### SET PROBLEM
Review the material line by line. Identify and copy every line that contains the string "this".

### RECORDED DATA

>> start

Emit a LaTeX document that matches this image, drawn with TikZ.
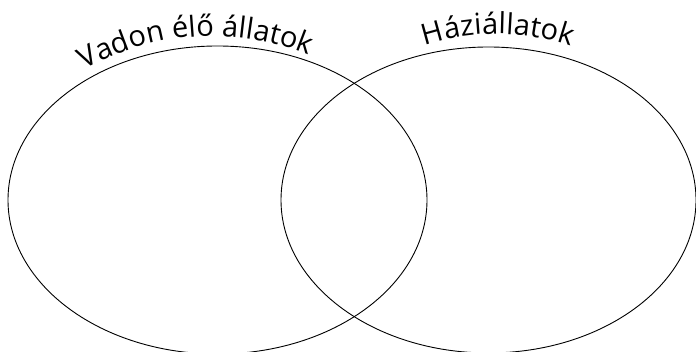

>> end
>> start

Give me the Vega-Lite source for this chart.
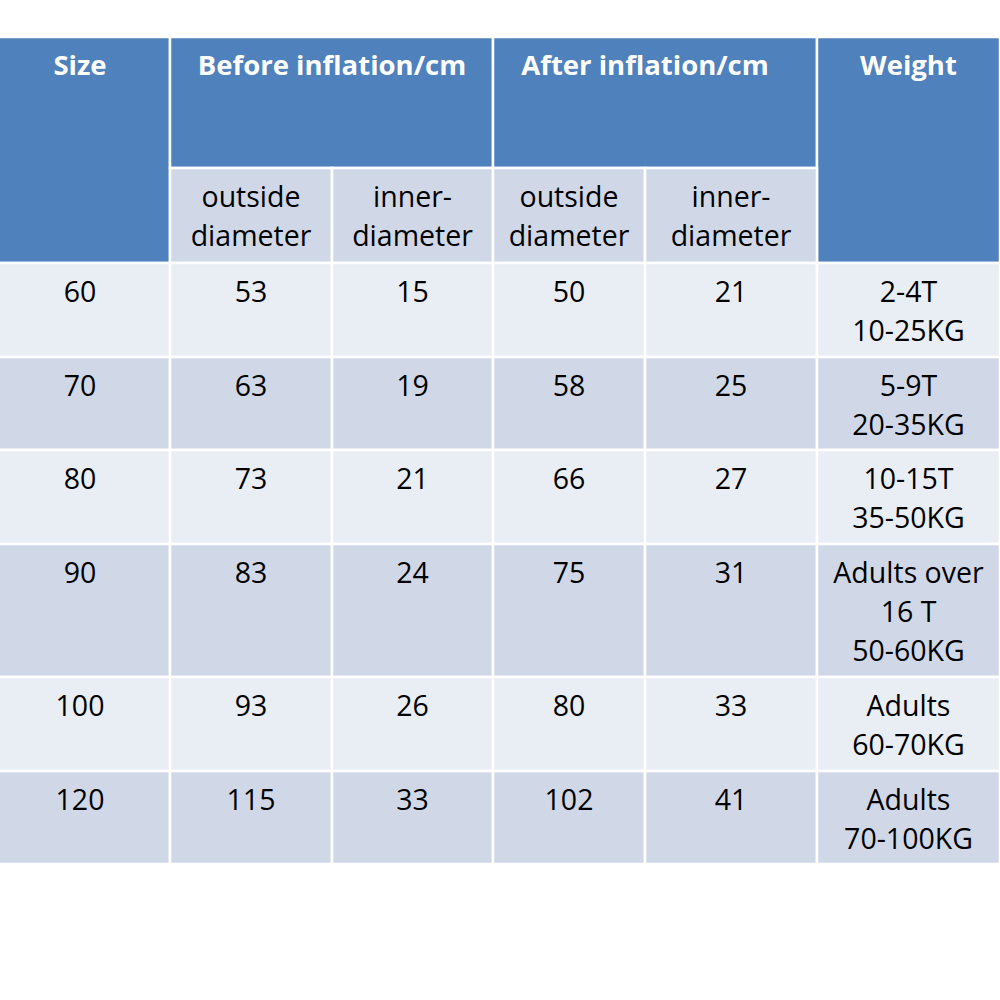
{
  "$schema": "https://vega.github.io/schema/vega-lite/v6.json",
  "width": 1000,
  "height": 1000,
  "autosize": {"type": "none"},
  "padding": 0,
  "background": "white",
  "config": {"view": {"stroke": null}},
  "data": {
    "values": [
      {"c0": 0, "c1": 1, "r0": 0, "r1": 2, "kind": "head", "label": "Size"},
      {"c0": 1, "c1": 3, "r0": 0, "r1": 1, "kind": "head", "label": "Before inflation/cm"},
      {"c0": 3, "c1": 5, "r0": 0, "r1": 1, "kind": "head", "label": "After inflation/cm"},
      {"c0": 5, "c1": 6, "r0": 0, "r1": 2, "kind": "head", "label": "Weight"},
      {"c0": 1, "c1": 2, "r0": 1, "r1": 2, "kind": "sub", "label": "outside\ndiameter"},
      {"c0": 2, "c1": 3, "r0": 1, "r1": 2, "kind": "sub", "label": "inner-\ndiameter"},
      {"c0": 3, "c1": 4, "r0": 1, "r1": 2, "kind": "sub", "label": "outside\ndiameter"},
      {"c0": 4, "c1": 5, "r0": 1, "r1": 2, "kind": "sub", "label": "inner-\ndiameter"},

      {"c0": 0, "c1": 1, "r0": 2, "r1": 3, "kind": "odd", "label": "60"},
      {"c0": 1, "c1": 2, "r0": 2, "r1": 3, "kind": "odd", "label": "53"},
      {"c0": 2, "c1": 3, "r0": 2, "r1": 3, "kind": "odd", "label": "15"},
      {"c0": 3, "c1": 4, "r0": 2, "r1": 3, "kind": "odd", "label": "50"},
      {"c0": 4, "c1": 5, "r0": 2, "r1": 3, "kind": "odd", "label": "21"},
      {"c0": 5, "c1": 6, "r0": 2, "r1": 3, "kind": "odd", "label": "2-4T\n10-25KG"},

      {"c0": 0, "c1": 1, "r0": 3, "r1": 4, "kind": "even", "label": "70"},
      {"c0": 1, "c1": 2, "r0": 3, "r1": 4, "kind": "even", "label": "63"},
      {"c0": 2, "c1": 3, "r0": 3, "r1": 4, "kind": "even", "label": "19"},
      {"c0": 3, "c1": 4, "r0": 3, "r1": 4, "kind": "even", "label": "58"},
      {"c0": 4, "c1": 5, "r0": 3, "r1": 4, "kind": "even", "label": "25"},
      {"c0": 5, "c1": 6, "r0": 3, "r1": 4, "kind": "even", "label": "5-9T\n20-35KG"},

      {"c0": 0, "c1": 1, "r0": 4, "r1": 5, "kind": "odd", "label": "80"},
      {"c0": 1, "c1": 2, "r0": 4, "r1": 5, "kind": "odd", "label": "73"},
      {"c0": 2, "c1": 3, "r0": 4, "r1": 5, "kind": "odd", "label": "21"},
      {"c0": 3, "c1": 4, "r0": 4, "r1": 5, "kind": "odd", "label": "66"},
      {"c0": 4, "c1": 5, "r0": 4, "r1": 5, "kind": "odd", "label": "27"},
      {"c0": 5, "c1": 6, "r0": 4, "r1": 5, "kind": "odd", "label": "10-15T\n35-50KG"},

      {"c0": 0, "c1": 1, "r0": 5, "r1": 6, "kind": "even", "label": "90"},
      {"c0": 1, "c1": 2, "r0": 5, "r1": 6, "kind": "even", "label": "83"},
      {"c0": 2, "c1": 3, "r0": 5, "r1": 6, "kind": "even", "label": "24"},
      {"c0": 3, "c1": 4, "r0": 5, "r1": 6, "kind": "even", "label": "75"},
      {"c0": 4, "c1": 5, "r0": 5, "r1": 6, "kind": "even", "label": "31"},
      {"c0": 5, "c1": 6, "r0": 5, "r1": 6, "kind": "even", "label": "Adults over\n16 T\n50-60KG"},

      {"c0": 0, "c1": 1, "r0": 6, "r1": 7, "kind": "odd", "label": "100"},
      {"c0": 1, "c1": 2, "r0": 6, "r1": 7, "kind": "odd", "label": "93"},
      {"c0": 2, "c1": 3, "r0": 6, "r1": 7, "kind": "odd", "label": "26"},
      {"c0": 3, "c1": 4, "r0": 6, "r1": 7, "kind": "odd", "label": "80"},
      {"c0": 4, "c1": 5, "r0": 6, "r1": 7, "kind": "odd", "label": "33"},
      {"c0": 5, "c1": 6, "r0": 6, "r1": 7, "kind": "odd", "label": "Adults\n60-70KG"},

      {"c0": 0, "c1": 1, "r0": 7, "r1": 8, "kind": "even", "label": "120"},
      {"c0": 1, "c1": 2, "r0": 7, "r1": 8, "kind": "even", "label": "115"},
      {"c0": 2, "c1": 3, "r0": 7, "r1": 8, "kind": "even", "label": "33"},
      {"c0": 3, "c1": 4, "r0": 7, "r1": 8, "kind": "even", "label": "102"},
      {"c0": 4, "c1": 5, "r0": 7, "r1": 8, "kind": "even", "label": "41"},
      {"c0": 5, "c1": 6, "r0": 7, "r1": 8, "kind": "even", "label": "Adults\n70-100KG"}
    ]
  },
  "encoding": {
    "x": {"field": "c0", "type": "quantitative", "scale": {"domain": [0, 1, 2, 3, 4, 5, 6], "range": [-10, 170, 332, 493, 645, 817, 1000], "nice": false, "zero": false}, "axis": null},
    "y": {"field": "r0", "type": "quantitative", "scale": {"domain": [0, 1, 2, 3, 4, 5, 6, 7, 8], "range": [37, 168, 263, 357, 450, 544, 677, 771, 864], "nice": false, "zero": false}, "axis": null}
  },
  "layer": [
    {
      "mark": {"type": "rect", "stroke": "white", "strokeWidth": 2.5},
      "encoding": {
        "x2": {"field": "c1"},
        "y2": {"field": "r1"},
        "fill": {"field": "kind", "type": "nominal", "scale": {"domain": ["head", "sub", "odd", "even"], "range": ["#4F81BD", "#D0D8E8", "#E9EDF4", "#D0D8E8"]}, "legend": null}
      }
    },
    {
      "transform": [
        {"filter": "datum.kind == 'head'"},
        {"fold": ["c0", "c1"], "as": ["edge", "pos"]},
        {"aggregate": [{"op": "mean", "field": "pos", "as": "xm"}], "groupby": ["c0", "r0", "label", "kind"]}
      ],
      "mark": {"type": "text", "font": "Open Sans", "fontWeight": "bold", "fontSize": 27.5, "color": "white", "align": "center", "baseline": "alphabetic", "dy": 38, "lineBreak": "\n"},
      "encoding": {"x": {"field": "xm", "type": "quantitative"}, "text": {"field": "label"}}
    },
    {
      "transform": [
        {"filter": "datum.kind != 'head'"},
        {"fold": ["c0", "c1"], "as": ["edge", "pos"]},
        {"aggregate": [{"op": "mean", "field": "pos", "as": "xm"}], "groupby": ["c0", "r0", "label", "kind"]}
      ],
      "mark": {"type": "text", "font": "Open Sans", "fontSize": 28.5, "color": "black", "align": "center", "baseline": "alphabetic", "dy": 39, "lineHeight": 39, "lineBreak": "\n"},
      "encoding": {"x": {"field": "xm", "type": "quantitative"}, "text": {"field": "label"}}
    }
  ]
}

>> end

### FULL SOLUTION
Emit a LaTeX document that matches this image, drawn with TikZ.
Give me the Vega-Lite source for this chart.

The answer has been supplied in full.